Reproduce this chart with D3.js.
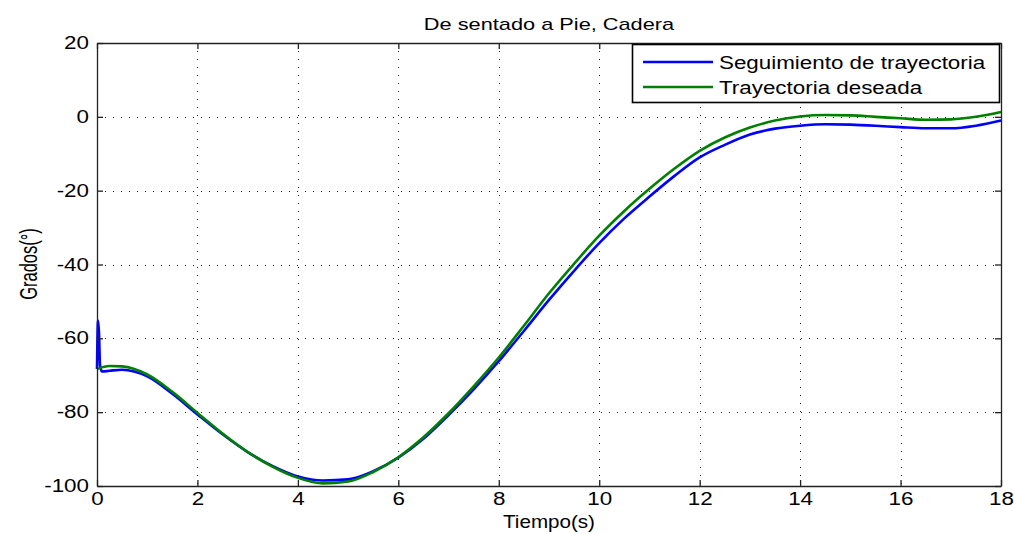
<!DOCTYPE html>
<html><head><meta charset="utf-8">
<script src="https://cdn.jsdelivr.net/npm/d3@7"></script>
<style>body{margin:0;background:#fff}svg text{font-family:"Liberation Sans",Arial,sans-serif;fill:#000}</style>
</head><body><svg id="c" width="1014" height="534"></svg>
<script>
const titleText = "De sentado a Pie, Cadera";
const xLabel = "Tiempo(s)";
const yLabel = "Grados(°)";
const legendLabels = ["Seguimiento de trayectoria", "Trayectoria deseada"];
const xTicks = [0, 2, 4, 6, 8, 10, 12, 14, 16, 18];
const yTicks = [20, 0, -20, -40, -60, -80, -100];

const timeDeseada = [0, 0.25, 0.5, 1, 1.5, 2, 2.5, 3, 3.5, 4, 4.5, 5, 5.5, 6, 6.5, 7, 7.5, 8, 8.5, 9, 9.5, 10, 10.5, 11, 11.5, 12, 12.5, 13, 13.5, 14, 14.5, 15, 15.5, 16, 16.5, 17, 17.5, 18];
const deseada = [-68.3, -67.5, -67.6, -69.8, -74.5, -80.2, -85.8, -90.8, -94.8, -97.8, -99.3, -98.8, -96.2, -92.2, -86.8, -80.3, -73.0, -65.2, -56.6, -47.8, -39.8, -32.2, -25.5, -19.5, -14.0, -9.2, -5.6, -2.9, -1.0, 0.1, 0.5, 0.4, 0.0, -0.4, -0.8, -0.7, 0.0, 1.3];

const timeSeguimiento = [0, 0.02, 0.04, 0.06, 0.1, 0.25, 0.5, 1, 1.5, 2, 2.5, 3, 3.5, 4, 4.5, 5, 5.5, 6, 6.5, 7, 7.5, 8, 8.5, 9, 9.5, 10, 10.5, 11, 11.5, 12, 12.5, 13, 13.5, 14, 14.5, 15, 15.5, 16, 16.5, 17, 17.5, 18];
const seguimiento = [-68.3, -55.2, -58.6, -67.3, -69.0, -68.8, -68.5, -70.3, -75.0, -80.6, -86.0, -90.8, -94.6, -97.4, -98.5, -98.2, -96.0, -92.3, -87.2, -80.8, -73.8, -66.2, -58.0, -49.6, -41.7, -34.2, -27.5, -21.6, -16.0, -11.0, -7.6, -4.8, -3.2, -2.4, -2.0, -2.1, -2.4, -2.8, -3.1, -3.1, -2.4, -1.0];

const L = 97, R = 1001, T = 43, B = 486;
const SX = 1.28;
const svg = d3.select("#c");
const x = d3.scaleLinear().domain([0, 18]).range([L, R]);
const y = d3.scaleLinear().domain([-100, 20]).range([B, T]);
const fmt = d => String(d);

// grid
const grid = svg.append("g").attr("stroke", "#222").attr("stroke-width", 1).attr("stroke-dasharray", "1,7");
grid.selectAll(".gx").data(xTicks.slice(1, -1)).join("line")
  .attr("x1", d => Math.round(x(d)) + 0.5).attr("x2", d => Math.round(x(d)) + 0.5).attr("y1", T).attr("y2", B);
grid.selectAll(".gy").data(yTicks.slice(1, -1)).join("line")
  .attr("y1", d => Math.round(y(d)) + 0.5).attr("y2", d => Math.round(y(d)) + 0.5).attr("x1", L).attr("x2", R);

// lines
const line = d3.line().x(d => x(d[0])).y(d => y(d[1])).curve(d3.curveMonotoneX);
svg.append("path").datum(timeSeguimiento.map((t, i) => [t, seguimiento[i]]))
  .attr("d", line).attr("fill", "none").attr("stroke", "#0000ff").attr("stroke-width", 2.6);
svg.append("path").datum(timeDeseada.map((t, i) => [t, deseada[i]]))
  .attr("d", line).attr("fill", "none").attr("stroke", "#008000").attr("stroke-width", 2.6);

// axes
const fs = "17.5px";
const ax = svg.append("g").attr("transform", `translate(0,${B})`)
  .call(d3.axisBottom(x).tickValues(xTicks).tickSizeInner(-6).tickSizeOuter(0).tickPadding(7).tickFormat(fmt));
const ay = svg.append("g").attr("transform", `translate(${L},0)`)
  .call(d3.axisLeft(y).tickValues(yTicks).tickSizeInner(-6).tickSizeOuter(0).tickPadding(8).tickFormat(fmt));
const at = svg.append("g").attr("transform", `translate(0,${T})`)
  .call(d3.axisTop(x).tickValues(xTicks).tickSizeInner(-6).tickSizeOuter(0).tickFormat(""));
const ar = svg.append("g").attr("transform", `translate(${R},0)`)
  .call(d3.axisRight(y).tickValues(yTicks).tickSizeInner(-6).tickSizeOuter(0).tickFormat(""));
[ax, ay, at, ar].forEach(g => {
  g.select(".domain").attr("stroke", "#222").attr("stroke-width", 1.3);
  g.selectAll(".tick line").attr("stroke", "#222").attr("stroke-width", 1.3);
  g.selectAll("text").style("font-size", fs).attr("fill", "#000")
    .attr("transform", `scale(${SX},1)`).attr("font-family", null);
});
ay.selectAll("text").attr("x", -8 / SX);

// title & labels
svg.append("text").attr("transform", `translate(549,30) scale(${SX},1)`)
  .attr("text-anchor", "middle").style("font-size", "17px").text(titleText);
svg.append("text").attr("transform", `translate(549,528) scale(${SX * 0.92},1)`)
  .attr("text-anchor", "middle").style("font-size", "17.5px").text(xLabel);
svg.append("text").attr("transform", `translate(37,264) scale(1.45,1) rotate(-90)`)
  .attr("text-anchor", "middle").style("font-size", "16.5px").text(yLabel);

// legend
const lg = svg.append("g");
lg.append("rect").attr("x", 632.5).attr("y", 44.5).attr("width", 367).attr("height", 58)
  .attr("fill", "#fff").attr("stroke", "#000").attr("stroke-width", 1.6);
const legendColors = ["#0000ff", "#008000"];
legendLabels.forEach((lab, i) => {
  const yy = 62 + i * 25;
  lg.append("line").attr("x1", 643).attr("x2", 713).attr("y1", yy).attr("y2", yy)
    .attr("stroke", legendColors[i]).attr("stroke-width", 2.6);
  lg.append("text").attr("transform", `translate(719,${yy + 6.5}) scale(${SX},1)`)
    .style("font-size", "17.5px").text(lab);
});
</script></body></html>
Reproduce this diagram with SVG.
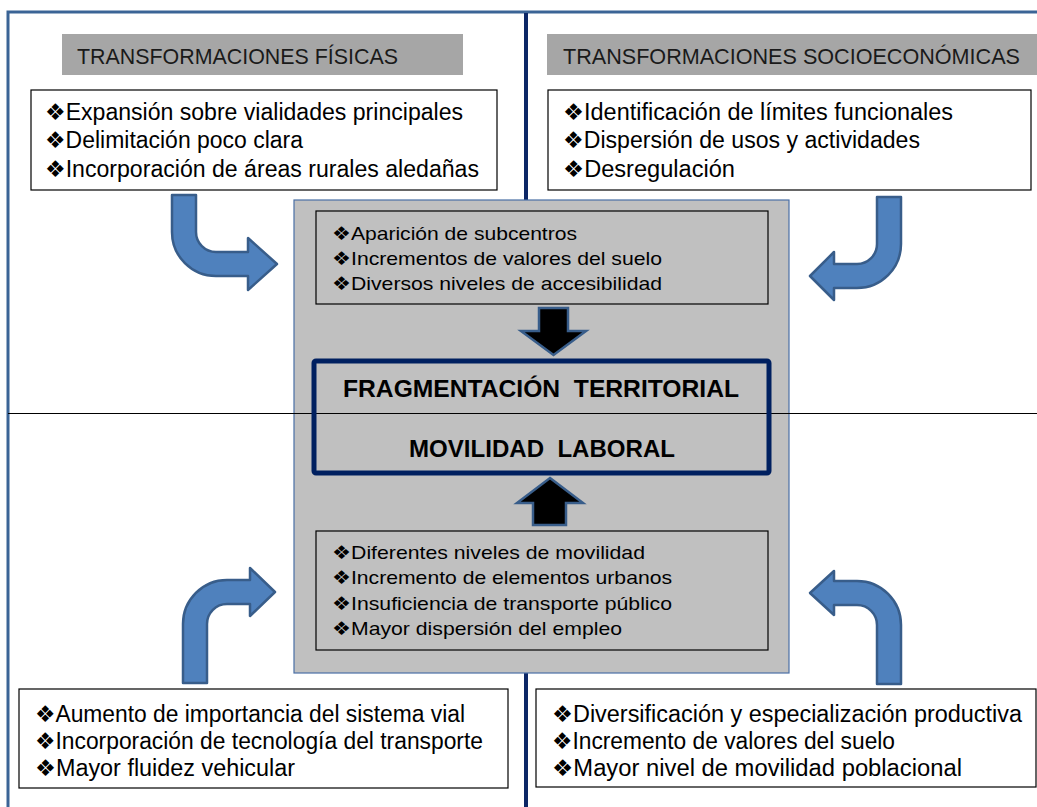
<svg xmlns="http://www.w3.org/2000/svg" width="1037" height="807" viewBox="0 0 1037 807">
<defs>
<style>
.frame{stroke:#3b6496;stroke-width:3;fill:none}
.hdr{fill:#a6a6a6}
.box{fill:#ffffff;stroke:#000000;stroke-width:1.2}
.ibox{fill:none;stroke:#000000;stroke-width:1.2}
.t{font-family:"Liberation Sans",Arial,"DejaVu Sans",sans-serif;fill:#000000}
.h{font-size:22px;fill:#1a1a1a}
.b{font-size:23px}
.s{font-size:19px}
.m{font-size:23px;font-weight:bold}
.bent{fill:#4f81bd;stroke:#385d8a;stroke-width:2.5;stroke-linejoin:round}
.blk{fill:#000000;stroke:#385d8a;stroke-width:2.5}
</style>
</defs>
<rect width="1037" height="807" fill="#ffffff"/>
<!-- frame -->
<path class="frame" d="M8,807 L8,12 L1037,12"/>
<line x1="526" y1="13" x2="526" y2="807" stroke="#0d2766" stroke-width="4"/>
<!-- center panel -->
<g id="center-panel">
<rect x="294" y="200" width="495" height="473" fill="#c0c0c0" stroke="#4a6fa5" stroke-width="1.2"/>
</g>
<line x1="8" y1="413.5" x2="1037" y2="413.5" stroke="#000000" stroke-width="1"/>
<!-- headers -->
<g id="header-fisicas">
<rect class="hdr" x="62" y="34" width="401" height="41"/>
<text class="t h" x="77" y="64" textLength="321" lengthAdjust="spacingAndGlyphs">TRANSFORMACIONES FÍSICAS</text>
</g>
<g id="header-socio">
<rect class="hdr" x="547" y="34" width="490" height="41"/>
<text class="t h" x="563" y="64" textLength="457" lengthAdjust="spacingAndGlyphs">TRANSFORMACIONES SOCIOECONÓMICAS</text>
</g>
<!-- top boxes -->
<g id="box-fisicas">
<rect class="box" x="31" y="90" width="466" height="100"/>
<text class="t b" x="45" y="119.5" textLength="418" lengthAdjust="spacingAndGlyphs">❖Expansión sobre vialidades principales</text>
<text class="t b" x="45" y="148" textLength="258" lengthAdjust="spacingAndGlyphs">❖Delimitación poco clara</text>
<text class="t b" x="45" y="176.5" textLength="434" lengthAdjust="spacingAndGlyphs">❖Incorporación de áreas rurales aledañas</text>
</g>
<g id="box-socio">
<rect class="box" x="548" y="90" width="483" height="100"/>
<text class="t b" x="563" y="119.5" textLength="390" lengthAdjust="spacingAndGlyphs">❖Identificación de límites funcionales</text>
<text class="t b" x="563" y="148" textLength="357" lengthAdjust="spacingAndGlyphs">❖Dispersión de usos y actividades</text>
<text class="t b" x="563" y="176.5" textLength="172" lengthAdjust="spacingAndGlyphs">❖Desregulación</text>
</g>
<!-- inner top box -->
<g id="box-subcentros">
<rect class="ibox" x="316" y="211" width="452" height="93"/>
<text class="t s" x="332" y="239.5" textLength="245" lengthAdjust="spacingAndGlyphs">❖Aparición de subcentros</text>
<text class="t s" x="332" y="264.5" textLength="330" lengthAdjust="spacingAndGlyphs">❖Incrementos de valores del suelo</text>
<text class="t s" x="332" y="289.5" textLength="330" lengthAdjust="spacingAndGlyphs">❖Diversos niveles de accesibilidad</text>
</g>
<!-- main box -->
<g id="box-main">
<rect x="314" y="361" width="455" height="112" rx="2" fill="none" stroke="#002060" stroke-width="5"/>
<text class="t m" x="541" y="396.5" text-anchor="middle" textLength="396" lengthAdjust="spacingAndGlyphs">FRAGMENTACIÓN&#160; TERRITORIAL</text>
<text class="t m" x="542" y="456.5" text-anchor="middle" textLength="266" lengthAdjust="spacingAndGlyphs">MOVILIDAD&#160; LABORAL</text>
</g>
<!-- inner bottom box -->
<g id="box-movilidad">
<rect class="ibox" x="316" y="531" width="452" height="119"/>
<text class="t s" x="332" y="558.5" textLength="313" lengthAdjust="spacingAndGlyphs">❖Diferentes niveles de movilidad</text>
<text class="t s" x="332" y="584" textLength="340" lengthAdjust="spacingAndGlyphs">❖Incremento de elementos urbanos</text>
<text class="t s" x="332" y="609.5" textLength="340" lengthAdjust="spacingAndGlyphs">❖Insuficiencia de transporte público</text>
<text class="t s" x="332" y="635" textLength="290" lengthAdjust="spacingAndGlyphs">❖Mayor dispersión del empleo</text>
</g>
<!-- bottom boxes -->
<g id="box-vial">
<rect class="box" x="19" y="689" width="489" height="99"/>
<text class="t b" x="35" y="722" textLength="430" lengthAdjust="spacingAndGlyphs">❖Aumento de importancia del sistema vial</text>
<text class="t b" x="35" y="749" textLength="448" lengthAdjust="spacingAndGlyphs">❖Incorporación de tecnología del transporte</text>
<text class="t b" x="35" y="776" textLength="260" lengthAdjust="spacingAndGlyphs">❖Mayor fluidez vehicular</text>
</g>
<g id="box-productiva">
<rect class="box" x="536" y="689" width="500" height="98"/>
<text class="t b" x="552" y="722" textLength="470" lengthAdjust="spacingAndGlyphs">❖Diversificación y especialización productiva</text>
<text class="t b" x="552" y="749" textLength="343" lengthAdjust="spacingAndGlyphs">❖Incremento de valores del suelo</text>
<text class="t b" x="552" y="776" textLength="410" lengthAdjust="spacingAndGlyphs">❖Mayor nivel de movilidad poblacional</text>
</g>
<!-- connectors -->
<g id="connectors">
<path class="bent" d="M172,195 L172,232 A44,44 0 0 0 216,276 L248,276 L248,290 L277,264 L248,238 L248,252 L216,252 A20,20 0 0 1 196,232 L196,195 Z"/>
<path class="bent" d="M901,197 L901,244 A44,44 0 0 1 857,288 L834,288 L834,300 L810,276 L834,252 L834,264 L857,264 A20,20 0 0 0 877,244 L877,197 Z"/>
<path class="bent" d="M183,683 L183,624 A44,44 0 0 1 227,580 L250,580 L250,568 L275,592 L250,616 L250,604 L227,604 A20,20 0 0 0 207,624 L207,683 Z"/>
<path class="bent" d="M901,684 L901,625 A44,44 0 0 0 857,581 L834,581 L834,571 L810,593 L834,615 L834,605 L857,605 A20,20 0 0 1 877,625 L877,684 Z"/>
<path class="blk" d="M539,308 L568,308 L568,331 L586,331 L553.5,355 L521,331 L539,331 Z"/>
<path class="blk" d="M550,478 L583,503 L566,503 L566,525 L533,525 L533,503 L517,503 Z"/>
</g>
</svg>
- - - - - - -
*Instructions for the task*
Repeat, exactly and in full, each line from the start of the data to the line that contains "const yTicks = [20, 0, -20, -40, -60, -80, -100];". Pictures do not go in.

*Finished exercise*
Reproduce this chart with D3.js.
<!DOCTYPE html>
<html><head><meta charset="utf-8">
<script src="https://cdn.jsdelivr.net/npm/d3@7"></script>
<style>body{margin:0;background:#fff}svg text{font-family:"Liberation Sans",Arial,sans-serif;fill:#000}</style>
</head><body><svg id="c" width="1014" height="534"></svg>
<script>
const titleText = "De sentado a Pie, Cadera";
const xLabel = "Tiempo(s)";
const yLabel = "Grados(°)";
const legendLabels = ["Seguimiento de trayectoria", "Trayectoria deseada"];
const xTicks = [0, 2, 4, 6, 8, 10, 12, 14, 16, 18];
const yTicks = [20, 0, -20, -40, -60, -80, -100];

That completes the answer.